B's Website Interesting articles about interesting things

Ternary Performance for the Modern Age

wip

ternary computing

Ternary computing uses 3 states instead of 2. A ternary system is able to store information more densely than a binary due to its increased state capacity. This density allows for more efficient data handling and potentially higher performance in specific applications compared to binary systems. However, it also introduces new challenges such as the need for specialized hardware and algorithms designed to operate within the ternary framework.

Ternary logic has performance benefits for certain types of computations like matrix multiplication.

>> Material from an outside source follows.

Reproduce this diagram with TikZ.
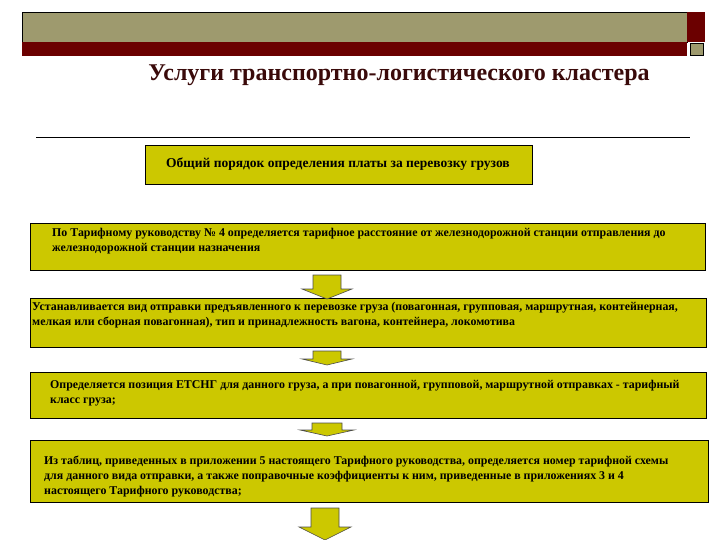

Balanced ternary computing uses three states (-1, 0, +1) instead of two (0, 1). Unbalanced ternary (0, 1, 2) could also be applied to some applications. These systems allow a value to be represented multiple ways, e.g. 3 can be represented as (1, 0, -1) or (0, 1, 1). The encoding of the value allows certain computations to be performed more efficiently

Modern ternary-native hardware: https://www.ternary-computing.com/history/CPU-History.html

ternary llms

1-bit llms show better efficiency in terms of speed and energy use compared the usual fp16 type format. 1-bit AI Infra: Part 1.1, Fast and Lossless BitNet b1.58 Inference on CPUs .

1-bit model architectures can very cleanly be mapped onto ternary logic, which can in turn be implemented using FPGAs.

To integrate with existing binary-native hardware, a hybrid approach could be used where the ternary logic is implemented on FPGAs using 2 bits that provide the normal (-1, 0, +1) values along with a hardware “null” or special purpose flag value.

architecting hardware to data

Goals:

  • move calculations as deep into hardware as possible for performance and power efficiency
  • moldable - have hardware adapt to required computations

Use fpga to encode model weights directly into hardware, allowing for efficient computation and storage. Limited by fpga density and llm model size. With onboard memory caching, the fpga could reconfigure itself for each stage of model evaluation.

FPGAs are computationally efficient, but not as space efficient as harder hardware. Adopting a blade server type form factor would increase compute density.

Use pcie lanes to connect multiple fpga cards to each other, and spread model layers across cards. This would allow for a distributed system where each card handles a different stage of model evaluation for scalability. Management could be performed by separate attached compute ( a la raspberry pi) or on the FPGAs themselves (FPGA-netes, F9s? ).